## Exercise requirements
Nothing may be dropped or altered: reproduce all the data.

## Data lines
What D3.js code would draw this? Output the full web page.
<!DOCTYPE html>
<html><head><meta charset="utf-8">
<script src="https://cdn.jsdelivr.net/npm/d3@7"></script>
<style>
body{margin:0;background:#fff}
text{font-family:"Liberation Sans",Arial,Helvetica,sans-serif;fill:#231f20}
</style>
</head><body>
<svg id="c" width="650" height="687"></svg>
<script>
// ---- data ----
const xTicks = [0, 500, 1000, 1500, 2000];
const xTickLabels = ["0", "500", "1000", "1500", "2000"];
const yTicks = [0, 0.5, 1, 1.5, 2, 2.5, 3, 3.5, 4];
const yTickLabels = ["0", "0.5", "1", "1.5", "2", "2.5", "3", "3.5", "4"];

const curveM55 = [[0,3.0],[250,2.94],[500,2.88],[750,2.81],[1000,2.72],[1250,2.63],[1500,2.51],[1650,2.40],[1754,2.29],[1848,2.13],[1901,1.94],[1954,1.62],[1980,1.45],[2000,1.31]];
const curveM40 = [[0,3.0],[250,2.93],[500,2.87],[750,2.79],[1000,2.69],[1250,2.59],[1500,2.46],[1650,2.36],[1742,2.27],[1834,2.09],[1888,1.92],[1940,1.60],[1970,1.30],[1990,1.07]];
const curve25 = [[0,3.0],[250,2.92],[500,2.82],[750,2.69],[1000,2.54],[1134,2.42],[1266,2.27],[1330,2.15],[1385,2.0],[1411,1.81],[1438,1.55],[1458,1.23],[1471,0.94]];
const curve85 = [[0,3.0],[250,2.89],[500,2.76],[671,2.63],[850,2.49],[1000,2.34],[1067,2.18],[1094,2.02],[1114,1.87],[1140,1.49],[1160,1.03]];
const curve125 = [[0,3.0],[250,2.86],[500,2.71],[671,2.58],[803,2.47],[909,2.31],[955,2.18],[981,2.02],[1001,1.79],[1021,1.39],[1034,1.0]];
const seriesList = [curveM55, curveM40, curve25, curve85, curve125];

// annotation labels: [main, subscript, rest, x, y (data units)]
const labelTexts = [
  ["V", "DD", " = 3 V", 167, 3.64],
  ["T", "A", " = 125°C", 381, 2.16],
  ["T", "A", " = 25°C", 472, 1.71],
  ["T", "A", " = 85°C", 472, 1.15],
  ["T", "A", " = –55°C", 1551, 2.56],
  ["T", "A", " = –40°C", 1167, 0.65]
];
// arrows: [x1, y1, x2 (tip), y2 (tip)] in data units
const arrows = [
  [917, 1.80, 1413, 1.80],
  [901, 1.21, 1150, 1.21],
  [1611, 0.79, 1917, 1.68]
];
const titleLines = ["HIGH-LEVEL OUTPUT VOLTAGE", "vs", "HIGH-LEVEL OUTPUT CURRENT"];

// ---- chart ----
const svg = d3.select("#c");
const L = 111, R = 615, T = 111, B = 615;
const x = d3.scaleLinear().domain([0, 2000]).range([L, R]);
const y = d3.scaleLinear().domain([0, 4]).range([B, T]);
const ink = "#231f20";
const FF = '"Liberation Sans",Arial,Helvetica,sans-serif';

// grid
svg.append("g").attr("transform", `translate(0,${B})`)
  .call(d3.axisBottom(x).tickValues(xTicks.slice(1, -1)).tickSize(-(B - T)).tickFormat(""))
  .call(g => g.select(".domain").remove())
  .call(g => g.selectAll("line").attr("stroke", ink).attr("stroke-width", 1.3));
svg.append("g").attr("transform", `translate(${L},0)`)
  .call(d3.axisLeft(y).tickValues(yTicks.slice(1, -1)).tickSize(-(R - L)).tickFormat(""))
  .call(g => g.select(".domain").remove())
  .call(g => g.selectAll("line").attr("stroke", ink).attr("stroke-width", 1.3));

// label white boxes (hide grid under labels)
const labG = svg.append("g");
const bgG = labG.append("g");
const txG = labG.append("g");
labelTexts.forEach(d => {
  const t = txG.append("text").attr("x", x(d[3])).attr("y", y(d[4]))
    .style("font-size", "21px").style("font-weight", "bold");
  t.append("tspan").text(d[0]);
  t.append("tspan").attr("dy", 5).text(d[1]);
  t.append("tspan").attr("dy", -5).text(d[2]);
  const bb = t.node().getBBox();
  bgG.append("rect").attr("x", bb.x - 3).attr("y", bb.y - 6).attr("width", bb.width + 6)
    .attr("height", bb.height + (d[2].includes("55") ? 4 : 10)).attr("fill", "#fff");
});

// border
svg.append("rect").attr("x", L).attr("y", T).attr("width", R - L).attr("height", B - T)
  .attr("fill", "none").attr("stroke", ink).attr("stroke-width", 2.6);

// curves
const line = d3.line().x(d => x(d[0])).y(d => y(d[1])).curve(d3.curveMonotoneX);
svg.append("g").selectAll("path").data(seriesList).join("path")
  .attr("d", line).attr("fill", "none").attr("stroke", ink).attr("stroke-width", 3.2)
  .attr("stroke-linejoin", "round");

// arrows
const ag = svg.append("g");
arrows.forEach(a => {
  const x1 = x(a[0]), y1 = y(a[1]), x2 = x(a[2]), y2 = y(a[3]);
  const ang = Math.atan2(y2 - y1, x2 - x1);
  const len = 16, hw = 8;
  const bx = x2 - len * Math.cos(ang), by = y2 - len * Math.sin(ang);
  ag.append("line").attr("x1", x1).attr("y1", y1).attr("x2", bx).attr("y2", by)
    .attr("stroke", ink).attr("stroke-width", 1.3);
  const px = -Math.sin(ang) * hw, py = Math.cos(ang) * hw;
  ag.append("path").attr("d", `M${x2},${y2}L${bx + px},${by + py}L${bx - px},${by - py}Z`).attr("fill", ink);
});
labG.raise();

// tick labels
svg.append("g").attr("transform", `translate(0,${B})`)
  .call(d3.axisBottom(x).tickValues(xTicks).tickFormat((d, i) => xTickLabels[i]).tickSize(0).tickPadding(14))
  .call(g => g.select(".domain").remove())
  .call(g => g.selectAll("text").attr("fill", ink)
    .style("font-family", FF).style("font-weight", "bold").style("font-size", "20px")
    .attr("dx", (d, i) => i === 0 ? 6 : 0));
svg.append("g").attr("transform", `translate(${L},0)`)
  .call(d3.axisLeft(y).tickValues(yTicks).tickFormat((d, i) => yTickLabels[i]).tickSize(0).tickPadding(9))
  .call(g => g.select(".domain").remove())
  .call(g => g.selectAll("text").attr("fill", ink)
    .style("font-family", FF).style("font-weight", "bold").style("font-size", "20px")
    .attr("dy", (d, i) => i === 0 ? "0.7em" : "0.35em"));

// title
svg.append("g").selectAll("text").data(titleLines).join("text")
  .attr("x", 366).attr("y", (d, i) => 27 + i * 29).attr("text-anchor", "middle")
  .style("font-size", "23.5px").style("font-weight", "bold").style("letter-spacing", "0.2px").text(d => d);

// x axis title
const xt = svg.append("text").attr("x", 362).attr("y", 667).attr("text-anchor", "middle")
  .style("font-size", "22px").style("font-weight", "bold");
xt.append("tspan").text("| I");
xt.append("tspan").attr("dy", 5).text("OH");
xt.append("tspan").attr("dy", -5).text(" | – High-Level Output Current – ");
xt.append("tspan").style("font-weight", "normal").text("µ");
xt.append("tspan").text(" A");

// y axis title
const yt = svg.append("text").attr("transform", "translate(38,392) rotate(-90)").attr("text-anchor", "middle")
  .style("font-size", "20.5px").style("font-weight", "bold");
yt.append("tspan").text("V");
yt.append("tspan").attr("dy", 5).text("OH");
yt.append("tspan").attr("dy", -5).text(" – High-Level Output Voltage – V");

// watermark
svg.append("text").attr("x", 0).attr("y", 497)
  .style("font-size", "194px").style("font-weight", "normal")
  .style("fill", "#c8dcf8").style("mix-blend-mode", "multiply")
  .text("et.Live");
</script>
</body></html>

## Written answer
What D3.js code would draw this? Output the full web page.
<!DOCTYPE html>
<html><head><meta charset="utf-8">
<script src="https://cdn.jsdelivr.net/npm/d3@7"></script>
<style>
body{margin:0;background:#fff}
text{font-family:"Liberation Sans",Arial,Helvetica,sans-serif;fill:#231f20}
</style>
</head><body>
<svg id="c" width="650" height="687"></svg>
<script>
// ---- data ----
const xTicks = [0, 500, 1000, 1500, 2000];
const xTickLabels = ["0", "500", "1000", "1500", "2000"];
const yTicks = [0, 0.5, 1, 1.5, 2, 2.5, 3, 3.5, 4];
const yTickLabels = ["0", "0.5", "1", "1.5", "2", "2.5", "3", "3.5", "4"];

const curveM55 = [[0,3.0],[250,2.94],[500,2.88],[750,2.81],[1000,2.72],[1250,2.63],[1500,2.51],[1650,2.40],[1754,2.29],[1848,2.13],[1901,1.94],[1954,1.62],[1980,1.45],[2000,1.31]];
const curveM40 = [[0,3.0],[250,2.93],[500,2.87],[750,2.79],[1000,2.69],[1250,2.59],[1500,2.46],[1650,2.36],[1742,2.27],[1834,2.09],[1888,1.92],[1940,1.60],[1970,1.30],[1990,1.07]];
const curve25 = [[0,3.0],[250,2.92],[500,2.82],[750,2.69],[1000,2.54],[1134,2.42],[1266,2.27],[1330,2.15],[1385,2.0],[1411,1.81],[1438,1.55],[1458,1.23],[1471,0.94]];
const curve85 = [[0,3.0],[250,2.89],[500,2.76],[671,2.63],[850,2.49],[1000,2.34],[1067,2.18],[1094,2.02],[1114,1.87],[1140,1.49],[1160,1.03]];
const curve125 = [[0,3.0],[250,2.86],[500,2.71],[671,2.58],[803,2.47],[909,2.31],[955,2.18],[981,2.02],[1001,1.79],[1021,1.39],[1034,1.0]];
const seriesList = [curveM55, curveM40, curve25, curve85, curve125];

// annotation labels: [main, subscript, rest, x, y (data units)]
const labelTexts = [
  ["V", "DD", " = 3 V", 167, 3.64],
  ["T", "A", " = 125°C", 381, 2.16],
  ["T", "A", " = 25°C", 472, 1.71],
  ["T", "A", " = 85°C", 472, 1.15],
  ["T", "A", " = –55°C", 1551, 2.56],
  ["T", "A", " = –40°C", 1167, 0.65]
];
// arrows: [x1, y1, x2 (tip), y2 (tip)] in data units
const arrows = [
  [917, 1.80, 1413, 1.80],
  [901, 1.21, 1150, 1.21],
  [1611, 0.79, 1917, 1.68]
];
const titleLines = ["HIGH-LEVEL OUTPUT VOLTAGE", "vs", "HIGH-LEVEL OUTPUT CURRENT"];

// ---- chart ----
const svg = d3.select("#c");
const L = 111, R = 615, T = 111, B = 615;
const x = d3.scaleLinear().domain([0, 2000]).range([L, R]);
const y = d3.scaleLinear().domain([0, 4]).range([B, T]);
const ink = "#231f20";
const FF = '"Liberation Sans",Arial,Helvetica,sans-serif';

// grid
svg.append("g").attr("transform", `translate(0,${B})`)
  .call(d3.axisBottom(x).tickValues(xTicks.slice(1, -1)).tickSize(-(B - T)).tickFormat(""))
  .call(g => g.select(".domain").remove())
  .call(g => g.selectAll("line").attr("stroke", ink).attr("stroke-width", 1.3));
svg.append("g").attr("transform", `translate(${L},0)`)
  .call(d3.axisLeft(y).tickValues(yTicks.slice(1, -1)).tickSize(-(R - L)).tickFormat(""))
  .call(g => g.select(".domain").remove())
  .call(g => g.selectAll("line").attr("stroke", ink).attr("stroke-width", 1.3));

// label white boxes (hide grid under labels)
const labG = svg.append("g");
const bgG = labG.append("g");
const txG = labG.append("g");
labelTexts.forEach(d => {
  const t = txG.append("text").attr("x", x(d[3])).attr("y", y(d[4]))
    .style("font-size", "21px").style("font-weight", "bold");
  t.append("tspan").text(d[0]);
  t.append("tspan").attr("dy", 5).text(d[1]);
  t.append("tspan").attr("dy", -5).text(d[2]);
  const bb = t.node().getBBox();
  bgG.append("rect").attr("x", bb.x - 3).attr("y", bb.y - 6).attr("width", bb.width + 6)
    .attr("height", bb.height + (d[2].includes("55") ? 4 : 10)).attr("fill", "#fff");
});

// border
svg.append("rect").attr("x", L).attr("y", T).attr("width", R - L).attr("height", B - T)
  .attr("fill", "none").attr("stroke", ink).attr("stroke-width", 2.6);

// curves
const line = d3.line().x(d => x(d[0])).y(d => y(d[1])).curve(d3.curveMonotoneX);
svg.append("g").selectAll("path").data(seriesList).join("path")
  .attr("d", line).attr("fill", "none").attr("stroke", ink).attr("stroke-width", 3.2)
  .attr("stroke-linejoin", "round");

// arrows
const ag = svg.append("g");
arrows.forEach(a => {
  const x1 = x(a[0]), y1 = y(a[1]), x2 = x(a[2]), y2 = y(a[3]);
  const ang = Math.atan2(y2 - y1, x2 - x1);
  const len = 16, hw = 8;
  const bx = x2 - len * Math.cos(ang), by = y2 - len * Math.sin(ang);
  ag.append("line").attr("x1", x1).attr("y1", y1).attr("x2", bx).attr("y2", by)
    .attr("stroke", ink).attr("stroke-width", 1.3);
  const px = -Math.sin(ang) * hw, py = Math.cos(ang) * hw;
  ag.append("path").attr("d", `M${x2},${y2}L${bx + px},${by + py}L${bx - px},${by - py}Z`).attr("fill", ink);
});
labG.raise();

// tick labels
svg.append("g").attr("transform", `translate(0,${B})`)
  .call(d3.axisBottom(x).tickValues(xTicks).tickFormat((d, i) => xTickLabels[i]).tickSize(0).tickPadding(14))
  .call(g => g.select(".domain").remove())
  .call(g => g.selectAll("text").attr("fill", ink)
    .style("font-family", FF).style("font-weight", "bold").style("font-size", "20px")
    .attr("dx", (d, i) => i === 0 ? 6 : 0));
svg.append("g").attr("transform", `translate(${L},0)`)
  .call(d3.axisLeft(y).tickValues(yTicks).tickFormat((d, i) => yTickLabels[i]).tickSize(0).tickPadding(9))
  .call(g => g.select(".domain").remove())
  .call(g => g.selectAll("text").attr("fill", ink)
    .style("font-family", FF).style("font-weight", "bold").style("font-size", "20px")
    .attr("dy", (d, i) => i === 0 ? "0.7em" : "0.35em"));

// title
svg.append("g").selectAll("text").data(titleLines).join("text")
  .attr("x", 366).attr("y", (d, i) => 27 + i * 29).attr("text-anchor", "middle")
  .style("font-size", "23.5px").style("font-weight", "bold").style("letter-spacing", "0.2px").text(d => d);

// x axis title
const xt = svg.append("text").attr("x", 362).attr("y", 667).attr("text-anchor", "middle")
  .style("font-size", "22px").style("font-weight", "bold");
xt.append("tspan").text("| I");
xt.append("tspan").attr("dy", 5).text("OH");
xt.append("tspan").attr("dy", -5).text(" | – High-Level Output Current – ");
xt.append("tspan").style("font-weight", "normal").text("µ");
xt.append("tspan").text(" A");

// y axis title
const yt = svg.append("text").attr("transform", "translate(38,392) rotate(-90)").attr("text-anchor", "middle")
  .style("font-size", "20.5px").style("font-weight", "bold");
yt.append("tspan").text("V");
yt.append("tspan").attr("dy", 5).text("OH");
yt.append("tspan").attr("dy", -5).text(" – High-Level Output Voltage – V");

// watermark
svg.append("text").attr("x", 0).attr("y", 497)
  .style("font-size", "194px").style("font-weight", "normal")
  .style("fill", "#c8dcf8").style("mix-blend-mode", "multiply")
  .text("et.Live");
</script>
</body></html>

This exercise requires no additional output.